Description of the task —
Pictures stay out. Extract the lines below from the first one through the line with "ax = fig.add_axes([70", both included.
+++++
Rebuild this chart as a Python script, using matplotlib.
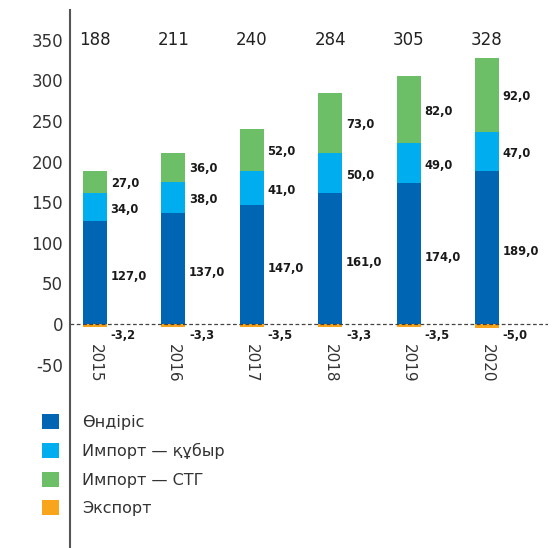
import matplotlib
matplotlib.use("Agg")
import matplotlib.pyplot as plt
import numpy as np

years = ["2015", "2016", "2017", "2018", "2019", "2020"]
production = [127.0, 137.0, 147.0, 161.0, 174.0, 189.0]
import_pipe = [34.0, 38.0, 41.0, 50.0, 49.0, 47.0]
import_lng = [27.0, 36.0, 52.0, 73.0, 82.0, 92.0]
export = [-3.2, -3.3, -3.5, -3.3, -3.5, -5.0]
totals = [188, 211, 240, 284, 305, 328]
labels = ["Өндіріс", "Импорт — құбыр", "Импорт — СТГ", "Экспорт"]
colors = ["#0066B3", "#00AEEF", "#6DBF67", "#F9A51B"]
yticks = [-50, 0, 50, 100, 150, 200, 250, 300, 350]

plt.rcParams['font.family'] = ['DejaVu Sans']

W, H = 557, 548
fig = plt.figure(figsize=(W / 100, H / 100), dpi=100)
ax = fig.add_axes([70 / W, 0, (548 - 70) / W, 1 - 10 / H])

x = np.arange(len(years))
bw = 0.306
p = np.array(production)
ip = np.array(import_pipe)
il = np.array(import_lng)
b1 = ax.bar(x, p, bw, color=colors[0], label=labels[0])
b2 = ax.bar(x, ip, bw, bottom=p, color=colors[1], label=labels[1])
b3 = ax.bar(x, il, bw, bottom=p + ip, color=colors[2], label=labels[2])
b4 = ax.bar(x, export, bw, color=colors[3], label=labels[3])

def fmt(v):
    return f"{v:.1f}".replace(".", ",")

off = 0.2
lab_kw = dict(ha="left", va="center", fontsize=8.3, fontweight="bold", color="#1a1a1a")
for i in range(len(years)):
    ax.text(x[i] + off, p[i] / 2 - 5, fmt(p[i]), **lab_kw)
    ax.text(x[i] + off, p[i] + ip[i] / 2 - 3, fmt(ip[i]), **lab_kw)
    ax.text(x[i] + off, p[i] + ip[i] + il[i] / 2 - 2, fmt(il[i]), **lab_kw)
    ax.text(x[i] + off, -14, fmt(export[i]), **lab_kw)
    ax.text(x[i], 350, str(totals[i]), ha="center", va="center",
            fontsize=12, color="#222222")
    ax.text(x[i], -25, years[i], ha="center", va="top", rotation=270,
            fontsize=11, color="#333333")

ax.axhline(0, color="#444444", lw=0.9, ls=(0, (3, 2)))

ax.set_xlim((70 - 95) / 78.4, (548 - 95) / 78.4)
ax.set_ylim(-(548 - 324) / 0.812, (324 - 10) / 0.812)
ax.set_yticks(yticks)
ax.set_yticklabels([str(t) for t in yticks], fontsize=12, color="#333333")
ax.set_xticks([])
ax.tick_params(axis="y", length=0, pad=5)
for s in ["top", "right", "bottom"]:
    ax.spines[s].set_visible(False)
ax.spines["left"].set_color("#555555")
ax.spines["left"].set_linewidth(1.5)
ax.patch.set_alpha(0)

fig.legend(handles=[b1, b2, b3, b4], labels=labels, loc="upper left",
           bbox_to_anchor=(42 / W, 1 - 414 / H), frameon=False,
           fontsize=11.5, handlelength=1.06, handleheight=1.06,
           handletextpad=1.44, labelspacing=0.8, borderpad=0,
           borderaxespad=0, labelcolor="#333333")

fig.savefig("out.png", dpi=100)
+++++
Output for this task —
Rebuild this chart as a Python script, using matplotlib.
import matplotlib
matplotlib.use("Agg")
import matplotlib.pyplot as plt
import numpy as np

years = ["2015", "2016", "2017", "2018", "2019", "2020"]
production = [127.0, 137.0, 147.0, 161.0, 174.0, 189.0]
import_pipe = [34.0, 38.0, 41.0, 50.0, 49.0, 47.0]
import_lng = [27.0, 36.0, 52.0, 73.0, 82.0, 92.0]
export = [-3.2, -3.3, -3.5, -3.3, -3.5, -5.0]
totals = [188, 211, 240, 284, 305, 328]
labels = ["Өндіріс", "Импорт — құбыр", "Импорт — СТГ", "Экспорт"]
colors = ["#0066B3", "#00AEEF", "#6DBF67", "#F9A51B"]
yticks = [-50, 0, 50, 100, 150, 200, 250, 300, 350]

plt.rcParams['font.family'] = ['DejaVu Sans']

W, H = 557, 548
fig = plt.figure(figsize=(W / 100, H / 100), dpi=100)
ax = fig.add_axes([70 / W, 0, (548 - 70) / W, 1 - 10 / H])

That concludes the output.